Marvel Studios films have never been known for their thrilling variety. "Captain America: The Winter Soldier" looks like "Thor: The Dark World" looks like "Iron Man 3." Any uniqueness between the films has come mostly from idiosyncrasies in the voices of their writers, like Joss Whedon's "The Avengers" and very-Shane Black "Iron Man 3," as opposed to filmmakers with a strong visual style to boot.

What Marvel Studios does do well is trust in their characters, and that's why these movies will continue to thrive. If you love a particular hero from the comics, you can trust that the he or she (but mostly he, and that's an entirely different problem) will be recognizable on the screen, not only by the costume but by the spirit.

And it's with its characters that Marvel Studios has been the most daring. In a few months, we're going to see a talking raccoon and a tree team up with three other aliens to defend the galaxy. Within the next four years, we're likely to see a film about the Sorcerer Supreme and perhaps the studio's first female-centric movie, "Captain Marvel." These are the kind of unexpected creative decisions that other studios producing superhero movies have failed to make, and it's what we're going to have to appreciate when it comes to Marvel Studios.

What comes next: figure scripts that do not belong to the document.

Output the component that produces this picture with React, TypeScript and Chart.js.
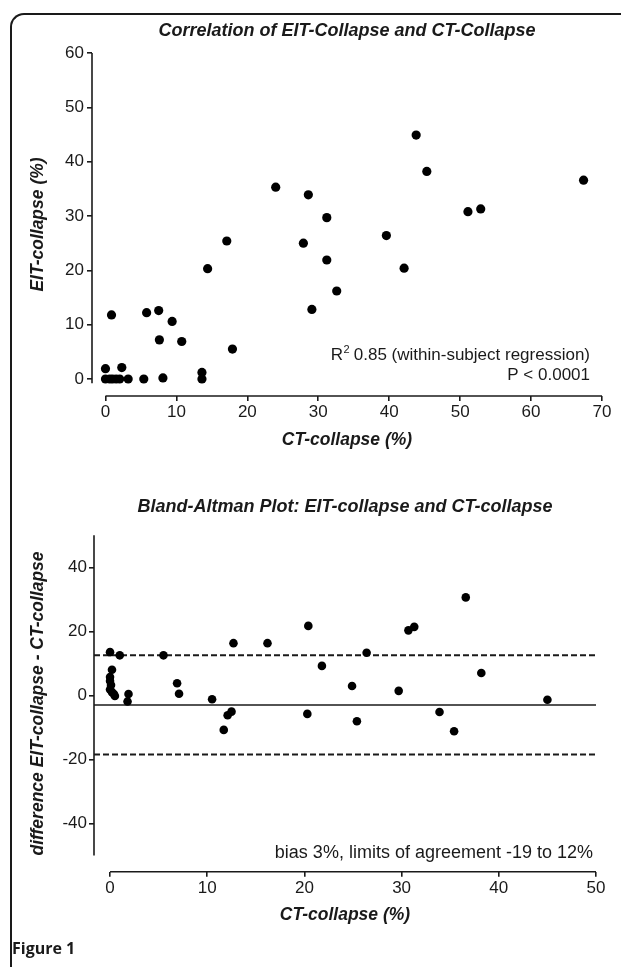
import React, { useEffect, useRef } from "react";
import { Chart, registerables } from "chart.js";

Chart.register(...registerables);

// ---- Data: top chart (correlation) ----
const ctCollapse = [0, 0, 0.6, 1.0, 1.5, 2.0, 2.3, 3.2, 0.85, 5.4, 5.8, 7.5, 7.6, 8.1, 9.4, 10.75, 13.6, 13.6, 14.4, 17.1, 17.9, 24.0, 27.9, 28.6, 29.1, 31.2, 31.2, 32.6, 39.6, 42.1, 43.8, 45.3, 51.1, 52.9, 67.4];
const eitCollapse = [1.9, 0, 0, 0, 0, 0, 2.1, 0, 11.8, 0, 12.2, 12.6, 7.2, 0.2, 10.6, 6.9, 1.2, 0, 20.3, 25.4, 5.5, 35.3, 25.0, 33.9, 12.8, 29.7, 21.9, 16.2, 26.4, 20.4, 44.9, 38.2, 30.8, 31.3, 36.6];
const topXTicks = [0, 10, 20, 30, 40, 50, 60, 70];
const topYTicks = [0, 10, 20, 30, 40, 50, 60];

// ---- Data: bottom chart (Bland-Altman) ----
const baCT = [0, 1.0, 0.2, 0.0, 0.0, 0.1, 0.0, 0.2, 0.4, 0.5, 1.9, 1.8, 5.5, 6.9, 7.1, 10.5, 12.7, 12.1, 12.5, 11.7, 16.2, 20.4, 20.3, 21.8, 26.4, 24.9, 25.4, 29.7, 30.7, 31.3, 36.6, 38.2, 33.9, 35.4, 45.0];
const baDiff = [13.5, 12.5, 8.0, 5.7, 4.5, 3.2, 1.8, 1.0, 0.4, -0.2, 0.4, -1.9, 12.5, 3.8, 0.5, -1.2, 16.3, -6.2, -5.1, -10.8, 16.3, 21.7, -5.8, 9.2, 13.3, 2.9, -8.1, 1.4, 20.3, 21.4, 30.6, 7.0, -5.2, -11.2, -1.4];
const bottomXTicks = [0, 10, 20, 30, 40, 50];
const bottomYTicks = [-40, -20, 0, 20, 40];
const biasValue = -3;
const upperLimit = 12.5;
const lowerLimit = -18.5;

const FAMILY = "'Liberation Sans', Arial, Helvetica, sans-serif";
const INK = "#1a1a1a";

const pts = (xs: number[], ys: number[]) => xs.map((x, i) => ({ x, y: ys[i] }));

const decorPlugin = {
  id: "decor",
  beforeDatasetsDraw(chart: any, _args: any, opts: any) {
    const { ctx, chartArea, scales } = chart;
    const xs = scales.x;
    const ys = scales.y;
    ctx.save();
    ctx.strokeStyle = INK;
    ctx.lineWidth = 1.6;
    ctx.lineCap = "butt";
    ctx.beginPath();
    ctx.moveTo(chartArea.left, ys.getPixelForValue(opts.yFrom));
    ctx.lineTo(chartArea.left, ys.getPixelForValue(opts.yTo));
    ctx.stroke();
    ctx.beginPath();
    ctx.moveTo(xs.getPixelForValue(opts.xFrom), chartArea.bottom);
    ctx.lineTo(xs.getPixelForValue(opts.xTo), chartArea.bottom);
    ctx.stroke();
    ctx.restore();
  },
  afterDraw(chart: any, _args: any, opts: any) {
    const { ctx, chartArea } = chart;
    ctx.save();
    ctx.fillStyle = INK;
    ctx.textAlign = "center";
    ctx.textBaseline = "middle";
    ctx.font = `italic bold 18px ${FAMILY}`;
    ctx.fillText(opts.title, (chartArea.left + chartArea.right) / 2, chartArea.top + opts.titleDy);
    (opts.notes || []).forEach((n: any) => {
      ctx.textBaseline = "alphabetic";
      ctx.textAlign = "left";
      const size = n.size;
      ctx.font = `${size}px ${FAMILY}`;
      const mainW = ctx.measureText(n.text).width;
      let supW = 0;
      let preW = 0;
      if (n.pre) {
        preW = ctx.measureText(n.pre).width;
        ctx.font = `${Math.round(size * 0.62)}px ${FAMILY}`;
        supW = ctx.measureText(n.sup).width;
      }
      const total = preW + supW + mainW;
      let x = chartArea.right + n.dx - total;
      const y = chartArea.bottom + n.dy;
      if (n.pre) {
        ctx.font = `${size}px ${FAMILY}`;
        ctx.fillText(n.pre, x, y);
        x += preW;
        ctx.font = `${Math.round(size * 0.62)}px ${FAMILY}`;
        ctx.fillText(n.sup, x + 0.5, y - size * 0.42);
        x += supW;
      }
      ctx.font = `${size}px ${FAMILY}`;
      ctx.fillText(n.text, x, y);
    });
    ctx.restore();
  },
};

const tickGrid = { drawOnChartArea: false, drawTicks: true, tickLength: 5, color: INK, lineWidth: 1.6 };
const tickFont = { family: FAMILY, size: 17 };
const axisTitleFont = { family: FAMILY, size: 17.5, weight: "bold" as const, style: "italic" as const };

function topConfig(): any {
  return {
    type: "scatter",
    data: {
      datasets: [
        {
          data: pts(ctCollapse, eitCollapse),
          backgroundColor: "#000",
          borderWidth: 0,
          pointRadius: 4.6,
          pointHoverRadius: 4.6,
        },
      ],
    },
    options: {
      animation: false,
      responsive: false,
      devicePixelRatio: 1,
      events: [],
      layout: { padding: { top: 53, left: 0, right: 19, bottom: 0 } },
      scales: {
        x: {
          type: "linear",
          min: -1.9,
          max: 70,
          afterBuildTicks: (s: any) => {
            s.ticks = topXTicks.map((v) => ({ value: v }));
          },
          afterFit: (s: any) => {
            s.height = 64;
          },
          grid: tickGrid,
          border: { display: false },
          ticks: { color: INK, font: tickFont, padding: 1, maxRotation: 0, autoSkip: false },
          title: { display: true, text: "CT-collapse (%)", color: INK, font: axisTitleFont, padding: { top: 0, bottom: 9.5 } },
        },
        y: {
          type: "linear",
          min: -3.13,
          max: 60,
          afterBuildTicks: (s: any) => {
            s.ticks = topYTicks.map((v) => ({ value: v }));
          },
          afterFit: (s: any) => {
            s.width = 92;
          },
          grid: tickGrid,
          border: { display: false },
          ticks: { color: INK, font: tickFont, padding: 3, autoSkip: false },
          title: { display: true, text: "EIT-collapse (%)", color: INK, font: axisTitleFont, padding: { top: 27.5, bottom: 0 } },
        },
      },
      plugins: {
        legend: { display: false },
        tooltip: { enabled: false },
        decor: {
          yFrom: 60,
          yTo: -0.8,
          xFrom: 0,
          xTo: 70,
          title: "Correlation of EIT-Collapse and CT-Collapse",
          titleDy: -22,
          notes: [
            { pre: "R", sup: "2", text: " 0.85 (within-subject regression)", size: 17, dx: -12, dy: -36 },
            { text: "P < 0.0001", size: 17, dx: -12, dy: -16 },
          ],
        },
      },
    },
    plugins: [decorPlugin],
  };
}

function bottomConfig(): any {
  const xMin = -1.65;
  const line = (y: number, dash: number[], width: number) => ({
    type: "line",
    data: [
      { x: xMin, y },
      { x: 50, y },
    ],
    borderColor: INK,
    borderWidth: width,
    borderDash: dash,
    pointRadius: 0,
    showLine: true,
    fill: false,
    order: 2,
  });
  return {
    type: "scatter",
    data: {
      datasets: [
        line(upperLimit, [6, 3], 2),
        line(biasValue, [], 1.6),
        line(lowerLimit, [6, 3], 2),
        {
          data: pts(baCT, baDiff),
          backgroundColor: "#000",
          borderWidth: 0,
          pointRadius: 4.3,
          pointHoverRadius: 4.3,
          order: 1,
        },
      ],
    },
    options: {
      animation: false,
      responsive: false,
      devicePixelRatio: 1,
      events: [],
      layout: { padding: { top: 75.3, left: 0, right: 25, bottom: 0 } },
      scales: {
        x: {
          type: "linear",
          min: xMin,
          max: 50,
          afterBuildTicks: (s: any) => {
            s.ticks = bottomXTicks.map((v) => ({ value: v }));
          },
          afterFit: (s: any) => {
            s.height = 95.3;
          },
          grid: tickGrid,
          border: { display: false },
          ticks: { color: INK, font: tickFont, padding: 1, maxRotation: 0, autoSkip: false },
          title: { display: true, text: "CT-collapse (%)", color: INK, font: axisTitleFont, padding: { top: 0, bottom: 41.5 } },
        },
        y: {
          type: "linear",
          min: -55.1,
          max: 50,
          afterBuildTicks: (s: any) => {
            s.ticks = bottomYTicks.map((v) => ({ value: v }));
          },
          afterFit: (s: any) => {
            s.width = 94;
          },
          grid: tickGrid,
          border: { display: false },
          ticks: { color: INK, font: tickFont, padding: 2, autoSkip: false },
          title: {
            display: true,
            text: "difference EIT-collapse - CT-collapse",
            color: INK,
            font: axisTitleFont,
            padding: { top: 27.5, bottom: 0 },
          },
        },
      },
      plugins: {
        legend: { display: false },
        tooltip: { enabled: false },
        decor: {
          yFrom: 50,
          yTo: -50,
          xFrom: 0,
          xTo: 50,
          title: "Bland-Altman Plot: EIT-collapse and CT-collapse",
          titleDy: -28,
          notes: [{ text: "bias 3%, limits of agreement -19 to 12%", size: 18, dx: -3, dy: -14 }],
        },
      },
    },
    plugins: [decorPlugin],
  };
}

export default function App() {
  const topRef = useRef<HTMLCanvasElement>(null);
  const botRef = useRef<HTMLCanvasElement>(null);

  useEffect(() => {
    const c1 = new Chart(topRef.current as HTMLCanvasElement, topConfig());
    const c2 = new Chart(botRef.current as HTMLCanvasElement, bottomConfig());
    return () => {
      c1.destroy();
      c2.destroy();
    };
  }, []);

  return (
    <div style={{ position: "absolute", left: 0, top: 0, width: 621, height: 967, overflow: "hidden", background: "#fff" }}>
      <div
        style={{
          position: "absolute",
          left: 10,
          top: 13,
          width: 700,
          height: 1100,
          borderLeft: `2px solid ${INK}`,
          borderTop: `2px solid ${INK}`,
          borderTopLeftRadius: 14,
          boxSizing: "border-box",
        }}
      />
      <canvas ref={topRef} width={621} height={460} style={{ position: "absolute", left: 0, top: 0, display: "block" }} />
      <canvas ref={botRef} width={621} height={507} style={{ position: "absolute", left: 0, top: 460, display: "block" }} />
      <div
        style={{
          position: "absolute",
          left: 12,
          top: 937,
          font: `bold 16px 'Open Sans', 'Noto Sans', sans-serif`,
          color: INK,
          lineHeight: "22px",
        }}
      >
        Figure 1
      </div>
    </div>
  );
}
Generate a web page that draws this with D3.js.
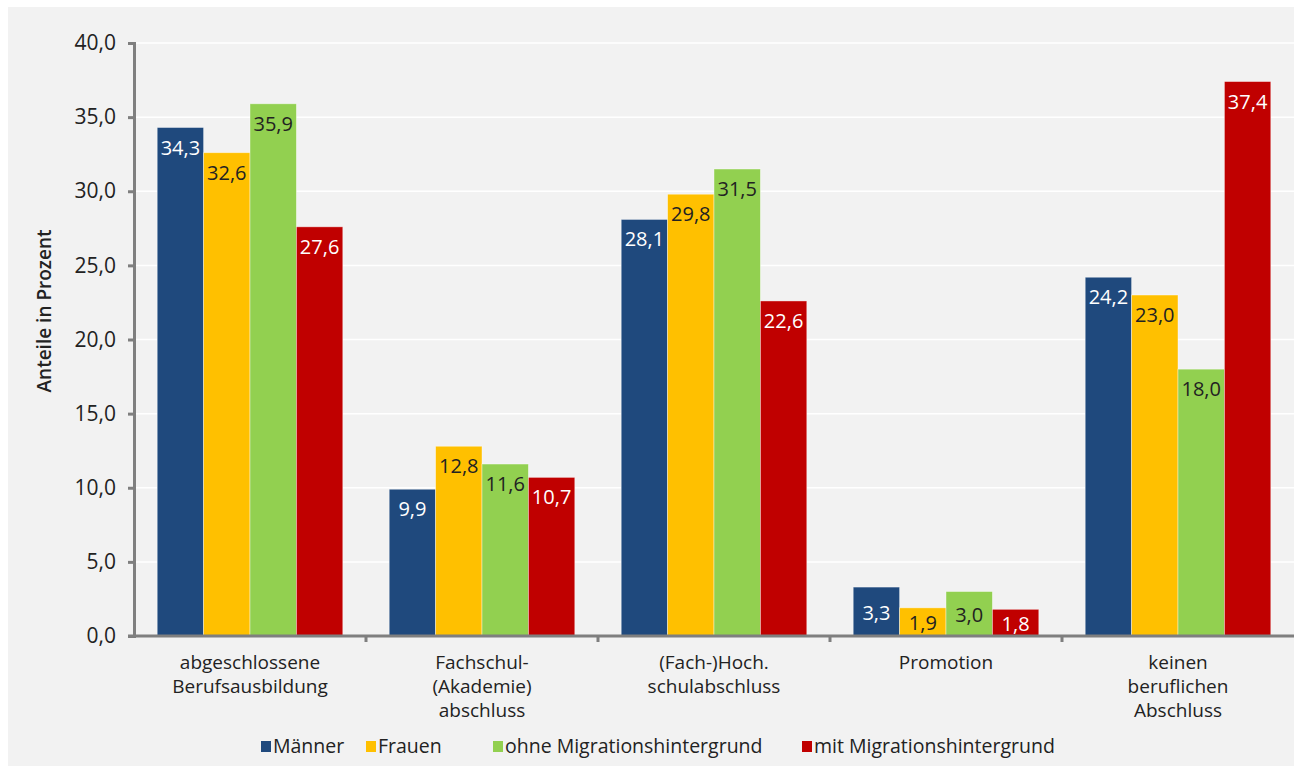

None of this is to say that things couldn't be better. They could be much better. The reality is that Kevin Feige and company are not the crusaders for nerd tastes that we very often want them to be. If they were, Edgar Wright would be heading into production on a wonderfully weird "Ant-Man" movie.

Marvel Studios is a business, and to paraphrase the words of the character it doesn't own the screen rights to, it's the best there is at what it does, and sometimes what it does isn't always nice.